DATA FOR THIS EXERCISE:
■ ■ ■ ■ ■

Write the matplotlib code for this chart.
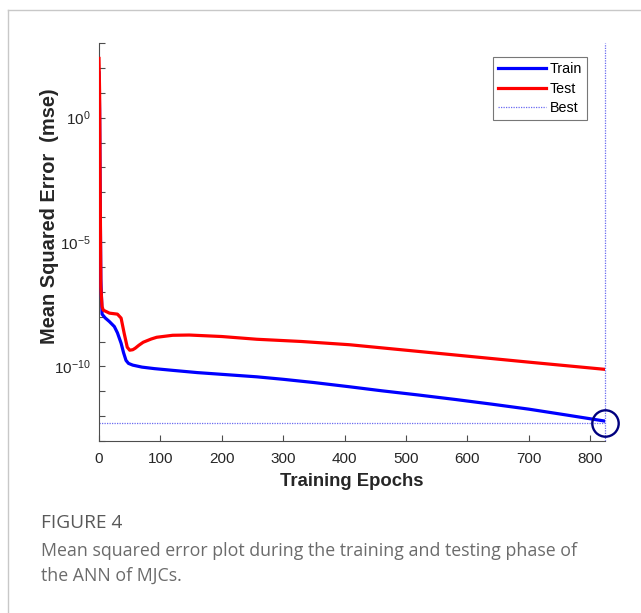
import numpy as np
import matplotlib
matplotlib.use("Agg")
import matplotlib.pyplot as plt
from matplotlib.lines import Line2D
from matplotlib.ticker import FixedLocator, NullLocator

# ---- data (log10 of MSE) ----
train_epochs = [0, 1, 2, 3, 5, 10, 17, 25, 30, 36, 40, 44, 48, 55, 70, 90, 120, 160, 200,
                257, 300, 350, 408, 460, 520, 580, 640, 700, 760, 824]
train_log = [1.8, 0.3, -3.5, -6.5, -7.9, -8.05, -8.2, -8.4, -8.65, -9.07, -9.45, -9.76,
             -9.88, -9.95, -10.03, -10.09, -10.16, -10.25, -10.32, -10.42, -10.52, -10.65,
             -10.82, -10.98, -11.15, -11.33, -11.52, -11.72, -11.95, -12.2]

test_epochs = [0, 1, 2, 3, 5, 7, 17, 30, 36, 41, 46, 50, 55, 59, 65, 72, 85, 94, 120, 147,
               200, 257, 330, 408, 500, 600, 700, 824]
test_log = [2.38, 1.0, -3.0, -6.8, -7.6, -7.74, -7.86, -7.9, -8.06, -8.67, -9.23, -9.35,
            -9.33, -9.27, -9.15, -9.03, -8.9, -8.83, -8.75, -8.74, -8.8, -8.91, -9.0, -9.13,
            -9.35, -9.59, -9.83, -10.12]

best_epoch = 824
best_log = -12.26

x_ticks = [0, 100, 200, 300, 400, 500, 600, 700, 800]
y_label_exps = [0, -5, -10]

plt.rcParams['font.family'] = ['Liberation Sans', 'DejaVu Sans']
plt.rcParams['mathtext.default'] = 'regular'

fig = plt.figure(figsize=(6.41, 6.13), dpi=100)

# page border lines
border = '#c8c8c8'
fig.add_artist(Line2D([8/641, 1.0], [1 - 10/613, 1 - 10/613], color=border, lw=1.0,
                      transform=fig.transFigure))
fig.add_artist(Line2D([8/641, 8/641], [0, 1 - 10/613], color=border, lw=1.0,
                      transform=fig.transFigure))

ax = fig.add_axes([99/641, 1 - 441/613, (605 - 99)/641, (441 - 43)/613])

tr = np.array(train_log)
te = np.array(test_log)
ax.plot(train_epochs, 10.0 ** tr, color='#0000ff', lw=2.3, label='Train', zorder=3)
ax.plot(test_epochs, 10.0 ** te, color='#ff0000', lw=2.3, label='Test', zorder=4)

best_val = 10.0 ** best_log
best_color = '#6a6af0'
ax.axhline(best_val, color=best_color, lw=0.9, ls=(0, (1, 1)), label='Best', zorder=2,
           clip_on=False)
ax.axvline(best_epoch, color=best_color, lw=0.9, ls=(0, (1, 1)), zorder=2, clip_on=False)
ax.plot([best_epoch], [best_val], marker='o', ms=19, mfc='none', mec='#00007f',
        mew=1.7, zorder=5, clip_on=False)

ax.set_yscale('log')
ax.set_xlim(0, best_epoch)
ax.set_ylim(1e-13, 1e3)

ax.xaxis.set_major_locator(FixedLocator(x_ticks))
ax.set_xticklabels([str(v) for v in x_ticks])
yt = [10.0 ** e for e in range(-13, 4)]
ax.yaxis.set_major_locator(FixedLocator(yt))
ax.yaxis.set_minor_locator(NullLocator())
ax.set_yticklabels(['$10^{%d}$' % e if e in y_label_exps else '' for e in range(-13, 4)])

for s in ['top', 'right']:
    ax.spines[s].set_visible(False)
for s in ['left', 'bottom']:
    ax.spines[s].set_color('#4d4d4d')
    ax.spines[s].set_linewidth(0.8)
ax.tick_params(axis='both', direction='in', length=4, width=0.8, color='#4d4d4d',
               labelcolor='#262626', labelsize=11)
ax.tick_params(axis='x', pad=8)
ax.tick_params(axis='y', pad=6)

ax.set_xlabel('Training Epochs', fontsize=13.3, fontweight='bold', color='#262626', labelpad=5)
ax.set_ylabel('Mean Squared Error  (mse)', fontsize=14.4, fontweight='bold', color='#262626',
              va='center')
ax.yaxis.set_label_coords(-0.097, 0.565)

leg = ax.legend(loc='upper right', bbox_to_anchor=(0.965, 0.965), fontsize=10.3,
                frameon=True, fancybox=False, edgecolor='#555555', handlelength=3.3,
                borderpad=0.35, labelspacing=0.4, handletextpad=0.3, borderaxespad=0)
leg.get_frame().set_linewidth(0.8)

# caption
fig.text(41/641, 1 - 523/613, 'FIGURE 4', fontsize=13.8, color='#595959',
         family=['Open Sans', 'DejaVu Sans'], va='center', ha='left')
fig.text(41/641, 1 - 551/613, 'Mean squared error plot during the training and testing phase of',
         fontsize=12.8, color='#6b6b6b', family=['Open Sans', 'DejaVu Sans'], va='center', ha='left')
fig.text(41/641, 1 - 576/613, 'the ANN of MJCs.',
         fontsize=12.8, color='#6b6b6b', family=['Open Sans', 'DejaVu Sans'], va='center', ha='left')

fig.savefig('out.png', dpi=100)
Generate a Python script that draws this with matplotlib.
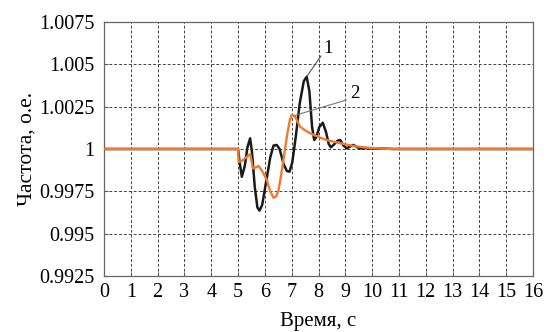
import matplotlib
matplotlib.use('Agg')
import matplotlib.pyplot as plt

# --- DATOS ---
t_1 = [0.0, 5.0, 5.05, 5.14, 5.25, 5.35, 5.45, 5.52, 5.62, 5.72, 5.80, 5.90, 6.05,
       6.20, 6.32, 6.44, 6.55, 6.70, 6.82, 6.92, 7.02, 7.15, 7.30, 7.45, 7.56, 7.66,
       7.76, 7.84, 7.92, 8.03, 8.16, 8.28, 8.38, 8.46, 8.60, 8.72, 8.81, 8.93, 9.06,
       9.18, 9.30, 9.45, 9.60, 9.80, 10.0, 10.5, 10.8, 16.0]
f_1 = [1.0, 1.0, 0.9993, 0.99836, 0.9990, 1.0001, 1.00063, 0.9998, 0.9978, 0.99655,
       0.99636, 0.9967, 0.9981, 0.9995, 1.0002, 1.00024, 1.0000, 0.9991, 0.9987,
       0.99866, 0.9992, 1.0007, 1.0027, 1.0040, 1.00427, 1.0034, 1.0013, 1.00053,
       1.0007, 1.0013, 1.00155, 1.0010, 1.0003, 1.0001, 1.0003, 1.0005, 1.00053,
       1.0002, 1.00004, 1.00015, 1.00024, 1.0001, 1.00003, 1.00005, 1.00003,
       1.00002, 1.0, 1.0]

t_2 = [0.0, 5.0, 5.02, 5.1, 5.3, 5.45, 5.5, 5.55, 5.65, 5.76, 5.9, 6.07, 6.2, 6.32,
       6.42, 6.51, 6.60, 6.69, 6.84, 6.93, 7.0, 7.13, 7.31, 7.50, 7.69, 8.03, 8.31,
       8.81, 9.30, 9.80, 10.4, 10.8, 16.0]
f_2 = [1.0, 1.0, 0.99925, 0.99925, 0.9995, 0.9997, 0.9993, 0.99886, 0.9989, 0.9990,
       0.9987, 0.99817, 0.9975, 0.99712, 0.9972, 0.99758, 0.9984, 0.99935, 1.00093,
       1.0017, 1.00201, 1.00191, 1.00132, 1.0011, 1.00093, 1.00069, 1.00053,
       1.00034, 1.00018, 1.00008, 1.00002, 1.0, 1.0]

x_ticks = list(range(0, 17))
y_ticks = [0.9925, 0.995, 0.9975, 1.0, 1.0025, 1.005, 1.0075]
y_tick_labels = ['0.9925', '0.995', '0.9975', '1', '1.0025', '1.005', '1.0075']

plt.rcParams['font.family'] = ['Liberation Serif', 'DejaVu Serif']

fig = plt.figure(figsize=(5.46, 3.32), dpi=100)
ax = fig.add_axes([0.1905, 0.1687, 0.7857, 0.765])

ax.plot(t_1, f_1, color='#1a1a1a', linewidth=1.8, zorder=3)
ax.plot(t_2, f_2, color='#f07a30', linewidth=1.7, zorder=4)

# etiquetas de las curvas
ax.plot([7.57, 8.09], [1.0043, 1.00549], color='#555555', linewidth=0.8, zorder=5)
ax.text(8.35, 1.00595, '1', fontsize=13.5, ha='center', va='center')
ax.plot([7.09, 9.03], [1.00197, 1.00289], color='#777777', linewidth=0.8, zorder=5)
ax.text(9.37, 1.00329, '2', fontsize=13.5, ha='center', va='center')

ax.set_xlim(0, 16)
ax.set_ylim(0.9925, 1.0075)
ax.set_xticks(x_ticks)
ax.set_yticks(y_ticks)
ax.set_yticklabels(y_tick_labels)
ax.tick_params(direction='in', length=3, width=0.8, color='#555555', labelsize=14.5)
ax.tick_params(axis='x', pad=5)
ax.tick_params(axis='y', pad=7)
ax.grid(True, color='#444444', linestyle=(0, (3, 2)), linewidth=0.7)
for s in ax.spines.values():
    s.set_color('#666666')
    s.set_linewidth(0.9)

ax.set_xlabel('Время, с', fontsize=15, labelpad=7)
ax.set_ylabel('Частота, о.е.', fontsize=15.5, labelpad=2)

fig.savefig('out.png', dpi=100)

■ ■ ■ ■ ■

Please repeat exactly the data above from its first line to the line that contains "-10.82, -10.98, -11.15, -11.33, -11.52, -11.72, -11.95, -12.2]", inclusive, and leave every picture out.

EXERCISE ANSWER:
Write the matplotlib code for this chart.
import numpy as np
import matplotlib
matplotlib.use("Agg")
import matplotlib.pyplot as plt
from matplotlib.lines import Line2D
from matplotlib.ticker import FixedLocator, NullLocator

# ---- data (log10 of MSE) ----
train_epochs = [0, 1, 2, 3, 5, 10, 17, 25, 30, 36, 40, 44, 48, 55, 70, 90, 120, 160, 200,
                257, 300, 350, 408, 460, 520, 580, 640, 700, 760, 824]
train_log = [1.8, 0.3, -3.5, -6.5, -7.9, -8.05, -8.2, -8.4, -8.65, -9.07, -9.45, -9.76,
             -9.88, -9.95, -10.03, -10.09, -10.16, -10.25, -10.32, -10.42, -10.52, -10.65,
             -10.82, -10.98, -11.15, -11.33, -11.52, -11.72, -11.95, -12.2]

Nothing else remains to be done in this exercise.